Mary Anne Cleary, director of the House Fiscal Agency, gave the House Appropriations Committee an overview of the governor’s fiscal year 2026 executive budget recommendation and its principal drivers, and committee members asked questions about lead service lines, psychiatric hospital staffing and Medicaid costs.
Cleary said the executive recommendation totals about $83.5 billion in adjusted gross appropriations across all funds and that health and human services and K‑12 school aid account for the largest shares. “It’s my honor to be here this morning to be your first official presenter in front of this committee,” Cleary said, noting the presentation and supporting materials are available on the House Fiscal Agency website.
The presentation outlined starting balances carried into fiscal 2026, revenue changes following the January consensus revenue conference, and a mix of ongoing and one‑time spending. Cleary said the governor’s proposal begins fiscal 2026 with roughly $700 million in additional carryforward for the general fund and over $1 billion carried forward in the school‑aid fund, and she highlighted a roughly $394.6 million (about 2.7 percent) increase in general fund appropriations under the executive recommendation.
Cleary and staff emphasized Medicaid and other health‑care costs as major drivers. The governor’s supplemental request includes roughly $284 million in general fund to cover caseload and cost changes in Medicaid and a federal repayment tied to a Medicaid disallowance; Cleary said an $81.6 million repayment is required in fiscal 2025 as part of a multi‑year payback.
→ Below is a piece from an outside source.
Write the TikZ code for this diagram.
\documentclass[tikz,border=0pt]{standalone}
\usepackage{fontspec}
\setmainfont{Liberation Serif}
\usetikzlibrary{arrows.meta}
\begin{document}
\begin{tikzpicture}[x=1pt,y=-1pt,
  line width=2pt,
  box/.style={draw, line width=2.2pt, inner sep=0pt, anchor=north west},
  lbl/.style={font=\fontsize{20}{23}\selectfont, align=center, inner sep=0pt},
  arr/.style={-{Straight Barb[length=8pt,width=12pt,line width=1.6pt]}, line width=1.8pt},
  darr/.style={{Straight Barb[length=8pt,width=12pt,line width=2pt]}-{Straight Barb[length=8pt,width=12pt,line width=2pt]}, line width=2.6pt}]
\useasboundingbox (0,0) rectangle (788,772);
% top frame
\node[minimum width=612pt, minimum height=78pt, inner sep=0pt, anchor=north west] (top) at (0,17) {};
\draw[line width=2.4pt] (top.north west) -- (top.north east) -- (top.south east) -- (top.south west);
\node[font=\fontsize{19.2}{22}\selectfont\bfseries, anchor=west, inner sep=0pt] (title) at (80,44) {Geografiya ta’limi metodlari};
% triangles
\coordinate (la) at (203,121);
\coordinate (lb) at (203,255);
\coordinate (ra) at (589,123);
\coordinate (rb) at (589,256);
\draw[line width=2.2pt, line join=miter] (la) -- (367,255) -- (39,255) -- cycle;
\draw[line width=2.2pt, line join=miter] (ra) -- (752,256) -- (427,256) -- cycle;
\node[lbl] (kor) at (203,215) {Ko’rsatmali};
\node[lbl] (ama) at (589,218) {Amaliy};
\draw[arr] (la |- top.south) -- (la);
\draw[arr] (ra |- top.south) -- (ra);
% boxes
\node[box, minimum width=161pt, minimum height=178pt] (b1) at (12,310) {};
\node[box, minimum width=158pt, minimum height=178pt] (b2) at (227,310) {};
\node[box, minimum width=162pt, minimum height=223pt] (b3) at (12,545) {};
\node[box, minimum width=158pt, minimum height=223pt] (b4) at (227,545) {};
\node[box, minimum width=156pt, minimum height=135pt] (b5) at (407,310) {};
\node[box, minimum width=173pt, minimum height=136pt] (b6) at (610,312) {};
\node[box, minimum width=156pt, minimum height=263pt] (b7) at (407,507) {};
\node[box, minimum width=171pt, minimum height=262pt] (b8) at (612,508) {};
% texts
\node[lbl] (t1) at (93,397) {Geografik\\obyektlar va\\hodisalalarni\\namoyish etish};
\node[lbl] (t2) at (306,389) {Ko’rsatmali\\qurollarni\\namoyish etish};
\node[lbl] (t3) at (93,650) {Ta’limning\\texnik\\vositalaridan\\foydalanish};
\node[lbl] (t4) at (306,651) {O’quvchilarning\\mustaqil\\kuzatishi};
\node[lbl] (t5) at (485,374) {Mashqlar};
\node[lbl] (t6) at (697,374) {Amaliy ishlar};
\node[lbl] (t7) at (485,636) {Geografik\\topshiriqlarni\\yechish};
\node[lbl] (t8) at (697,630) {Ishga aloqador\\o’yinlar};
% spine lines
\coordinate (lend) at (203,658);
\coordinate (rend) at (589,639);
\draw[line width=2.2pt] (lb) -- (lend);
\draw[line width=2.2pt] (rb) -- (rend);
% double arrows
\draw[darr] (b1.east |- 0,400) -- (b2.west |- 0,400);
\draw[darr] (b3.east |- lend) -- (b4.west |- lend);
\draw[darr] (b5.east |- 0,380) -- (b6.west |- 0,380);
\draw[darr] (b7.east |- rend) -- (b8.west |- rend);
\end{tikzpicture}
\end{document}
The governor’s proposal also highlights both ongoing investments and one‑time allocations. Ongoing increases include a roughly $172.5 million package in DHHS for program costs and new items (including a proposed Medicaid spend‑down threshold and kinship support services) and an enrollment‑related average compensation adjustment for state employees estimated within the current services baseline. One‑time items include an anticipated $50 million deposit to the Budget Stabilization Fund, funding for lead service‑line replacement (a $50 million one‑time component in the Department of Environment, Great Lakes, and Energy request plus a separate $30 million ongoing component for a total cited of $80 million), federal‑aid matching for the Department of Transportation, and information technology investment funds.
Cleary said the executive recommendation repackages some funding sources (for example shifting about $100 million between general fund and school aid fund for higher education without a net increase) and proposes a tuition‑restraint boilerplate that would cap annual tuition growth at 4.5 percent for institutions. She also noted restricted‑revenue proposals that would require statutory change, including a change to tipping‑fee rates and a proposed vaping products tax estimated to raise roughly $57 million to fund public‑health programs and reduce general‑fund pressure in DHHS.
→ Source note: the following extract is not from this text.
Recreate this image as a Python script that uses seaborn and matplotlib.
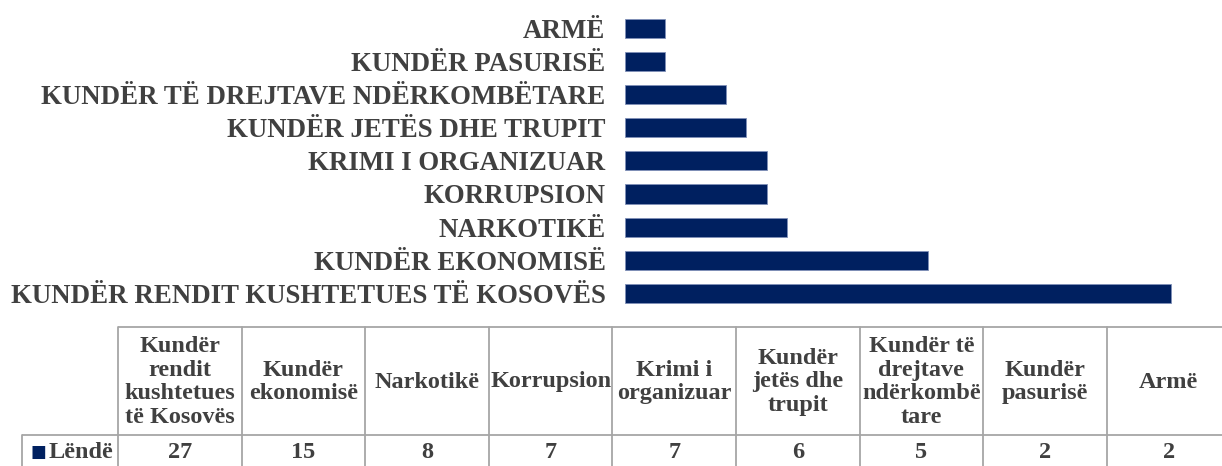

Committee members pressed for details during a question period. Representative Price asked how many lead service lines would be replaced with the $50 million allocation; Cleary responded, “I think the answer is we do not have that,” and said the number depends on local findings and that staff would provide additional details when available.
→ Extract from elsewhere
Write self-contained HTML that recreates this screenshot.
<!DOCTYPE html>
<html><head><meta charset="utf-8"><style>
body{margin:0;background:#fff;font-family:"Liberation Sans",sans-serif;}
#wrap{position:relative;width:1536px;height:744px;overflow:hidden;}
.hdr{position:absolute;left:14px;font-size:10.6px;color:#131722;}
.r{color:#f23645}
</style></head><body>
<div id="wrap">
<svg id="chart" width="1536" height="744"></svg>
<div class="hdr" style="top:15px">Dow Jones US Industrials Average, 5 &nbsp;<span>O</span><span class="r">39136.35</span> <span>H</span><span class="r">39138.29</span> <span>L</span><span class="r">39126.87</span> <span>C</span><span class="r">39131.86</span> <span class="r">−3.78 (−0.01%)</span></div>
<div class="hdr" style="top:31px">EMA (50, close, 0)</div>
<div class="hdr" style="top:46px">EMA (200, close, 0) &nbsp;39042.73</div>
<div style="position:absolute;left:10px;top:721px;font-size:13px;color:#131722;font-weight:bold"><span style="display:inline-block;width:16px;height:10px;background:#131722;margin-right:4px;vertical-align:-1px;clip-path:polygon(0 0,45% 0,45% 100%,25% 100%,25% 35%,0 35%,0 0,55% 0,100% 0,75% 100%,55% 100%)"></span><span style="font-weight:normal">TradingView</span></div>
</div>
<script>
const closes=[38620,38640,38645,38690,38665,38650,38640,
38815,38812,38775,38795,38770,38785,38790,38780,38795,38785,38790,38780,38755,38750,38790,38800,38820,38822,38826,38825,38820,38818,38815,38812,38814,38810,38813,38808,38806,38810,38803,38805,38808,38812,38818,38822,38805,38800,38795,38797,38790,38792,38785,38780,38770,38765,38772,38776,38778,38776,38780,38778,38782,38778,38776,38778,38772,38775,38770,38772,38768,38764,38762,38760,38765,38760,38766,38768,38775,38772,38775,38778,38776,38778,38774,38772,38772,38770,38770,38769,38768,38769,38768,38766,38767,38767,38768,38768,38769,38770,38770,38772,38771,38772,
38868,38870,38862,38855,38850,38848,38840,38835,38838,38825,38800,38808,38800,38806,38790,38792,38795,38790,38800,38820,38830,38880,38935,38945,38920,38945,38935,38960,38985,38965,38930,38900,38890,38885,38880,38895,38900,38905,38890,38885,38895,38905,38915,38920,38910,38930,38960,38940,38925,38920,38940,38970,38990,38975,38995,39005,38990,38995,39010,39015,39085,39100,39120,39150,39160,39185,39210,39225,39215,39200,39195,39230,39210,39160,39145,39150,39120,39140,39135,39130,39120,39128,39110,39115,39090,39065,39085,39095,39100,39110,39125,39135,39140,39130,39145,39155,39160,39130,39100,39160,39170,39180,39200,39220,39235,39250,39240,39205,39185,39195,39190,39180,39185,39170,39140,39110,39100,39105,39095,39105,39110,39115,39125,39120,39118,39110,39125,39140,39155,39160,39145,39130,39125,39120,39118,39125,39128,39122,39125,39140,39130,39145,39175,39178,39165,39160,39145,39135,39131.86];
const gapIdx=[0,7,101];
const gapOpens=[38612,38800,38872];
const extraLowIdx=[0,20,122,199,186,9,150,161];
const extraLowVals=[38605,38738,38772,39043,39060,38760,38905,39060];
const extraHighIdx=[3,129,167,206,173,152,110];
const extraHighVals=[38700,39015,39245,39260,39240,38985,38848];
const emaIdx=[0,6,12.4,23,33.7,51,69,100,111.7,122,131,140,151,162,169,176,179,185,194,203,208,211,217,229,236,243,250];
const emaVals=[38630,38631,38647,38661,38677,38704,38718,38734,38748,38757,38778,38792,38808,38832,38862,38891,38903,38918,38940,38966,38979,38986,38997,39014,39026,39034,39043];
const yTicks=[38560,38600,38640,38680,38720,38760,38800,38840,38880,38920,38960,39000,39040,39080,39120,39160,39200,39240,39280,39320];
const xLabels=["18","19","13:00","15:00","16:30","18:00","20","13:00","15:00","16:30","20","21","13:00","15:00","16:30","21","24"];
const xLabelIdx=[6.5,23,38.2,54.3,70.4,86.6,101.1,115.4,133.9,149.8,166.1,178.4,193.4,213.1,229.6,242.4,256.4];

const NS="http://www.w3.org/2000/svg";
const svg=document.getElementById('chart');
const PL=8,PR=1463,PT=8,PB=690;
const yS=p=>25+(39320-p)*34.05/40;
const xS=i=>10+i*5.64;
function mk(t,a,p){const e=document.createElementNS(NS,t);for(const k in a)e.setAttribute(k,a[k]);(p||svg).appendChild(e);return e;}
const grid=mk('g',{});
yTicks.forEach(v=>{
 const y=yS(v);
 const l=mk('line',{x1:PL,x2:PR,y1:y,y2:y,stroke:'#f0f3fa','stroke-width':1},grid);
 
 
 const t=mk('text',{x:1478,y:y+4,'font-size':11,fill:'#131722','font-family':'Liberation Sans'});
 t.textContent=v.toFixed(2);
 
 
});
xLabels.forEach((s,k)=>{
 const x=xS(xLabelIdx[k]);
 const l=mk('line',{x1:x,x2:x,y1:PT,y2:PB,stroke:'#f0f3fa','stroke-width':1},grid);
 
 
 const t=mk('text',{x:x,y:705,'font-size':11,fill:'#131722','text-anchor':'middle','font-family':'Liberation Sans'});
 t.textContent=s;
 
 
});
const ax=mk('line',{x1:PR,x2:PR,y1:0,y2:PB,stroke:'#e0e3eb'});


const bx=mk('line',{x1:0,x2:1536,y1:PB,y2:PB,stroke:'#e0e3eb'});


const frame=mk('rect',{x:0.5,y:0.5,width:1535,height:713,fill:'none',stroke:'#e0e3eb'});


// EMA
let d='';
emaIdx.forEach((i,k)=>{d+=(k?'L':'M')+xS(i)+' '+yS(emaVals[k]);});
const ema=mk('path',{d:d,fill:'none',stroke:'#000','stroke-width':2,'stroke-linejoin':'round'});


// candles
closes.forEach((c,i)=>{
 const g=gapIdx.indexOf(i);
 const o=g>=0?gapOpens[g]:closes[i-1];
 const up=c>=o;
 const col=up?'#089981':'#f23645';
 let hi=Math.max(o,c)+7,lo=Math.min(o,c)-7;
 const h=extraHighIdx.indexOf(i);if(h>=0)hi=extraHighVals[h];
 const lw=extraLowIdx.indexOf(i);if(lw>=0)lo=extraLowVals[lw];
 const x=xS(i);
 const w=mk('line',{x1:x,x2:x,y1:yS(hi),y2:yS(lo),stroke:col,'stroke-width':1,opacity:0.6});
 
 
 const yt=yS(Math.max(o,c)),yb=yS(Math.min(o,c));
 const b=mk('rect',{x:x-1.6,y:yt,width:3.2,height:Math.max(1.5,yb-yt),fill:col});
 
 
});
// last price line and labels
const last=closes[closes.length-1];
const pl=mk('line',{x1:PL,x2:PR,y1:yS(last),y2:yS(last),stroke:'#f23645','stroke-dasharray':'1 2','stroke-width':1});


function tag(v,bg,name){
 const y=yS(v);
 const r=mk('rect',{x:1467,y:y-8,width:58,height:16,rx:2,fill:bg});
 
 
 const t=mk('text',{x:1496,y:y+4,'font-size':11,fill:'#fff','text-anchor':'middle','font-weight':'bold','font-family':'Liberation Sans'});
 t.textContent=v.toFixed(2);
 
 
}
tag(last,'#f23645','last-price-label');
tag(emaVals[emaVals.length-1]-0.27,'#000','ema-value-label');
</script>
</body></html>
Representative Rogers asked whether the 47 FTEs and $15 million cited for moving patients into the new Northville psychiatric facility represented net new positions or simply a transfer from Walter Reuther; Cleary replied, “It should be the net need compared to what they have for Ruth there. So there should not be any resources pulled from the other psychiatric hospitals.” Representative Steele asked whether caseloads had increased or decreased following post‑pandemic redeterminations; Cleary said caseloads have declined since redetermination but that inflationary pressures — principally higher costs in managed care and nursing homes — are driving significant cost increases in Medicaid. Cleary also noted the state lists about 2.6 million people currently enrolled in Medicaid.
House Fiscal staff answered more technical school‑aid questions. Jacqueline Mullen, a school‑aid analyst with the House Fiscal Agency, offered to follow up with data on the Grow Your Own teacher pipeline and confirmed that a longstanding budget line reimburses AP, IB and CLEP exam fees for low‑income students.
Votes at the meeting were procedural: Representative Maddock moved to approve the minutes of the committee’s February 5 meeting; the clerk reported the motion passed with 27 yeas, 0 nays, 0 passes. Representative Borton moved to adopt a proposed committee rule permitting the chair discretion to allow public comment and to accept written testimony in lieu of oral testimony; that motion also passed on a 27‑0 voice roll call. The committee adjourned by unanimous consent.
The committee is preparing follow‑up requests to departments for detail on lead‑line ownership and replacement estimates, the fiscal impact of proposed fee and restricted‑revenue changes, and agency‑level staffing and caseload detail. Members indicated that departmental witnesses will be asked to appear for more detailed line‑item and program‑level hearings as the budget process continues.